The X-47B flew in from NAS Patuxent River, Maryland, at about mid-afternoon. Initially, the aircraft, flanked by two Boeing F/A-18E/F Super Hornets, made a high pass over the ship as planned. The X-47B circled the giant vessel following the carrier's normal traffic pattern to make its first landing on ship. The result was what looked to be a picture-perfect trap.
© US Navy
© US Navy
Deck crews quickly checked the experimental aircraft, and after a short interlude the X-47B made its way forward to the ship's forward catapults. The X-47B was then launched from the Bush's port bow catapult, taking to the air to complete its second trap of the day. Over the course of the next week, the X-47B will complete more traps, navy officials say.
© US Navy
Secretary of the Navy Ray Mabus, who had flown onto the Bush along with other top naval leadership, heralded the event as monumental as Eugene Ely's first take-offs and landings from a modified ship deck more than 100 years ago.
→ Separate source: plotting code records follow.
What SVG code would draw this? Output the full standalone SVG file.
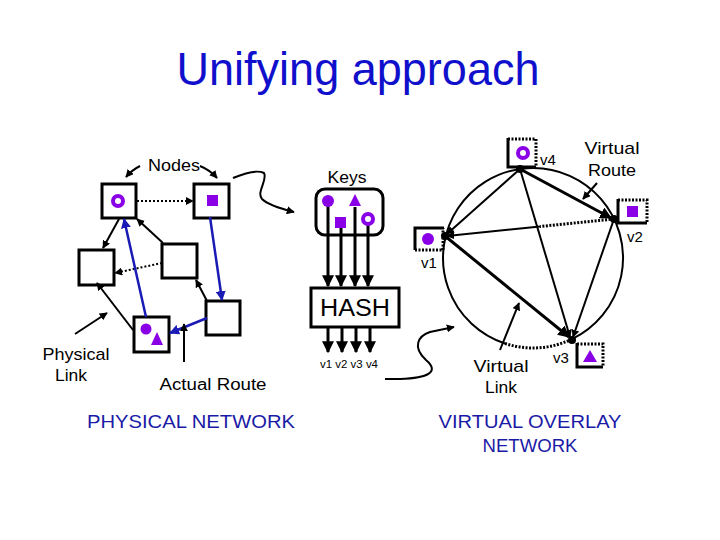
<svg xmlns="http://www.w3.org/2000/svg" width="720" height="540" viewBox="0 0 720 540">
<style>
text{font-family:"Liberation Sans","DejaVu Sans",sans-serif;fill:#000}
.t{fill:#1010cc}
.nb{fill:#fff;stroke:#000;stroke-width:3}
.ln{stroke:#000;stroke-width:2;fill:none}
.bl{stroke:#1a1ab4;stroke-width:2.5;fill:none}
.dot{stroke-dasharray:2 2}
.p{fill:#8a00e6}
.th{stroke:#000;stroke-width:3;fill:none}
.dl{stroke:#000;stroke-width:3;fill:none;stroke-dasharray:2 1.5}
</style>
<defs>
<marker id="ah" viewBox="0 0 10 10" refX="9" refY="5" markerWidth="4" markerHeight="4" orient="auto" markerUnits="strokeWidth"><path d="M0,0 L10,5 L0,10 Z" fill="#000"/></marker>
<marker id="ab" viewBox="0 0 10 10" refX="9" refY="5" markerWidth="4" markerHeight="4" orient="auto" markerUnits="strokeWidth"><path d="M0,0 L10,5 L0,10 Z" fill="#1a1ab4"/></marker>
</defs>
<rect width="720" height="540" fill="#fff"/>
<text class="t" x="358" y="85" font-size="46" text-anchor="middle" textLength="363" lengthAdjust="spacingAndGlyphs">Unifying approach</text>

<!-- physical network nodes -->
<g id="pA"><rect class="nb" x="102" y="184" width="34" height="34"/><circle class="p" cx="118" cy="201" r="7"/><circle cx="118" cy="201" r="3" fill="#fff"/></g>
<g id="pB"><rect class="nb" x="194" y="184" width="35" height="34"/><rect class="p" x="207" y="195" width="11" height="11"/></g>
<g id="pC"><rect class="nb" x="79" y="250" width="35" height="35"/></g>
<g id="pD"><rect class="nb" x="162" y="244" width="35" height="34"/></g>
<g id="pE"><rect class="nb" x="206" y="301" width="34" height="34"/></g>
<g id="pF"><rect class="nb" x="134" y="317" width="35" height="35"/><circle class="p" cx="146" cy="329" r="5.5"/><path class="p" d="M157,332 L151,345 L163,345 Z"/></g>

<g id="physical-connectors">
<path class="ln dot" d="M137,201 L193,201" marker-end="url(#ah)"/>
<path class="ln" d="M119,219 L103,248" marker-end="url(#ah)"/>
<path class="ln" d="M163,243 L137,219" marker-end="url(#ah)"/>
<path class="ln dot" d="M162,263 L115,273" marker-end="url(#ah)"/>
<path class="ln" d="M133,330 L97,283" marker-end="url(#ah)"/>
<path class="ln" d="M207,301 L196,280" marker-end="url(#ah)"/>
<path class="bl" d="M146,317 L124,219" marker-end="url(#ab)"/>
<path class="bl" d="M210,217 L222,300" marker-end="url(#ab)"/>
<path class="bl" d="M207,318 L170,333" marker-end="url(#ab)"/>
<path class="ln" d="M140,166 Q132,170 126,177" marker-end="url(#ah)"/>
<path class="ln" d="M200,166 Q210,170 217,178" marker-end="url(#ah)"/>
<path class="ln" d="M233,178 C245,173 258,170 264,173 C268,180 256,192 262,199 C268,205 282,209 294,212" marker-end="url(#ah)"/>
<path class="ln" d="M75,334 L107,313" marker-end="url(#ah)"/>
<path class="ln" d="M184,362 L184,324" marker-end="url(#ah)"/>
</g>

<text x="174" y="171" font-size="17" text-anchor="middle" textLength="52" lengthAdjust="spacingAndGlyphs">Nodes</text>
<text x="76" y="360" font-size="17" text-anchor="middle" textLength="67" lengthAdjust="spacingAndGlyphs">Physical</text>
<text x="71" y="381" font-size="17" text-anchor="middle" textLength="32" lengthAdjust="spacingAndGlyphs">Link</text>
<text x="213" y="390" font-size="16" text-anchor="middle" textLength="107" lengthAdjust="spacingAndGlyphs">Actual Route</text>
<text class="t" x="191" y="428" font-size="18" text-anchor="middle" textLength="208" lengthAdjust="spacingAndGlyphs" style="fill:#1a1aa6">PHYSICAL NETWORK</text>

<!-- keys and hash -->
<g id="keys">
<text x="347" y="183" font-size="16" text-anchor="middle" textLength="39" lengthAdjust="spacingAndGlyphs">Keys</text>
<rect x="316" y="189" width="67" height="46" rx="9" fill="#fff" stroke="#000" stroke-width="3"/>
</g>
<g id="key-arrows">
<path class="th" d="M328,201 L328,286" marker-end="url(#ah)"/>
<path class="th" d="M341,223 L341,286" marker-end="url(#ah)"/>
<path class="th" d="M355,207 L355,286" marker-end="url(#ah)"/>
<path class="th" d="M368,219 L368,286" marker-end="url(#ah)"/>
<path class="th" d="M328,327 L328,352" marker-end="url(#ah)"/>
<path class="th" d="M342,327 L342,352" marker-end="url(#ah)"/>
<path class="th" d="M356,327 L356,352" marker-end="url(#ah)"/>
<path class="th" d="M370,327 L370,352" marker-end="url(#ah)"/>
</g>
<g id="key-shapes">
<circle class="p" cx="328" cy="201" r="6"/>
<path class="p" d="M355,194 L349,206 L361,206 Z"/>
<rect class="p" x="335" y="217" width="11" height="11"/>
<circle class="p" cx="368" cy="219" r="7"/><circle cx="368" cy="219" r="3" fill="#fff"/>
</g>
<g id="hash">
<rect x="311" y="288" width="88" height="39" fill="#fff" stroke="#000" stroke-width="3"/>
<text x="355" y="316" font-size="23" text-anchor="middle" textLength="70" lengthAdjust="spacingAndGlyphs">HASH</text>
</g>
<text x="349" y="368" font-size="11" text-anchor="middle" textLength="58" lengthAdjust="spacingAndGlyphs">v1 v2 v3 v4</text>

<!-- virtual overlay -->
<g id="ring">
<path class="ln" d="M505,343.5 A90,90 0 1 1 572,339.1"/>
<path class="dl" d="M505,343.5 A90,90 0 0 0 572,339.1"/>
</g>
<g id="virtual-connectors">
<path class="ln" d="M520,169 L447,234" marker-end="url(#ah)"/>
<path class="th" d="M520,169 L611,218" marker-end="url(#ah)"/>
<path class="dl" d="M614,219 L540,226.5"/>
<path class="ln" d="M540,226.5 L447,236" marker-end="url(#ah)"/>
<path class="ln" d="M520,169 L570,337" marker-end="url(#ah)"/>
<path class="th" d="M445,236 L569,337" marker-end="url(#ah)"/>
<path class="ln" d="M614,219 L573,337" marker-end="url(#ah)"/>
<path class="ln" d="M597,183 L583,199" marker-end="url(#ah)"/>
<path class="ln" d="M500,350 L519,303" marker-end="url(#ah)"/>
<path class="ln" d="M385,379 L400,379 C428,378 440,372 426,360 C412,347 418,336 430,332 L454,327" marker-end="url(#ah)"/>
</g>
<g id="v4">
<path class="dl" d="M508,139 L536,139 L536,167"/><path class="th" d="M508,138 L508,167 L536,167"/>
<circle class="p" cx="523" cy="153" r="7"/><circle cx="523" cy="153" r="3" fill="#fff"/>
<circle cx="520" cy="169" r="4"/>
<text x="540" y="165" font-size="15">v4</text>
</g>
<g id="v2">
<path class="dl" d="M618,200 L647,200 L647,223"/><path class="th" d="M618,199 L618,223 L647,223"/>
<rect class="p" x="627" y="206" width="11" height="11"/>
<circle cx="614" cy="219" r="4"/>
<text x="627" y="242" font-size="15">v2</text>
</g>
<g id="v1">
<path class="dl" d="M415,250 L443,250 L443,228"/><path class="th" d="M444,228 L415,228 L415,250"/>
<circle class="p" cx="428" cy="239" r="6"/>
<circle cx="445" cy="236" r="4"/>
<text x="421" y="268" font-size="15">v1</text>
</g>
<g id="v3">
<path class="dl" d="M577,344 L603,344 L603,367"/><path class="th" d="M577,343 L577,367 L603,367"/>
<path class="p" d="M590,350 L583,362 L597,362 Z"/>
<circle cx="572" cy="340" r="4"/>
<text x="553" y="363" font-size="15">v3</text>
</g>
<text x="612" y="154" font-size="17" text-anchor="middle" textLength="55" lengthAdjust="spacingAndGlyphs">Virtual</text>
<text x="612" y="176" font-size="17" text-anchor="middle" textLength="48" lengthAdjust="spacingAndGlyphs">Route</text>
<text x="501" y="372" font-size="17" text-anchor="middle" textLength="55" lengthAdjust="spacingAndGlyphs">Virtual</text>
<text x="501" y="393" font-size="17" text-anchor="middle" textLength="32" lengthAdjust="spacingAndGlyphs">Link</text>
<text x="530" y="428" font-size="18" text-anchor="middle" textLength="183" lengthAdjust="spacingAndGlyphs" style="fill:#1a1aa6">VIRTUAL OVERLAY</text>
<text x="530" y="452" font-size="18" text-anchor="middle" textLength="95" lengthAdjust="spacingAndGlyphs" style="fill:#1a1aa6">NETWORK</text>
</svg>
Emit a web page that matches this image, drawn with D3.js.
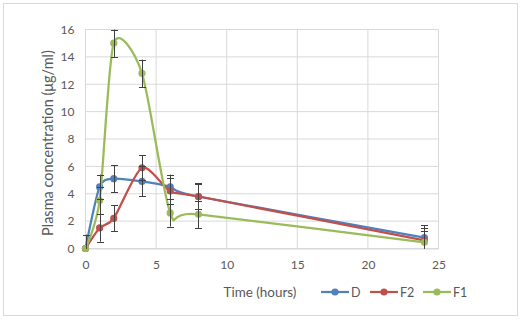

"This will rank there with the day Eugene Ely stapped himself into a Curtis biplane and took-off from a ship for the first time," Mabus says. "What you saw here is the first of the next generation of naval aircraft."
Mabus says that follow-on naval unmanned aircraft will keep the carrier relevant well into the future as the mix of aircraft onboard changes. The integration of unmanned aircraft into the carrier air wing will not only enable the vessels to operate as they do now, but it will afford the carrier dramatic new capabilities, he says. "You saw the future today," he adds.
Chief of naval operations Adm Jon Greenert says that the greatest feature of future carrier-based unmanned aircraft will be their payloads. "What you saw today was effectively a truck," he says. "But it was a miraculous technological feat."
The USN's follow-on Unmanned Carrier Launched Surveillance and Strike (UCLASS) aircraft programme, which will leverage the X-47B's technology, will bring persistence and an adaptable payload to the carrier air wing, he says.
Initially, some of the missions of the UCLASS will be rudimentary, Greenert says. But the capability will grow.
One mission the USN is looking at for the aircraft is aerial refueling. Using the aircraft for that mission would free up manned aircraft like the Super Hornet and Lockheed Martin F-35 Joint Strike Fighter for their primary strike mission, Greenert says. "Then it'll evolve as we build more payloads," he says.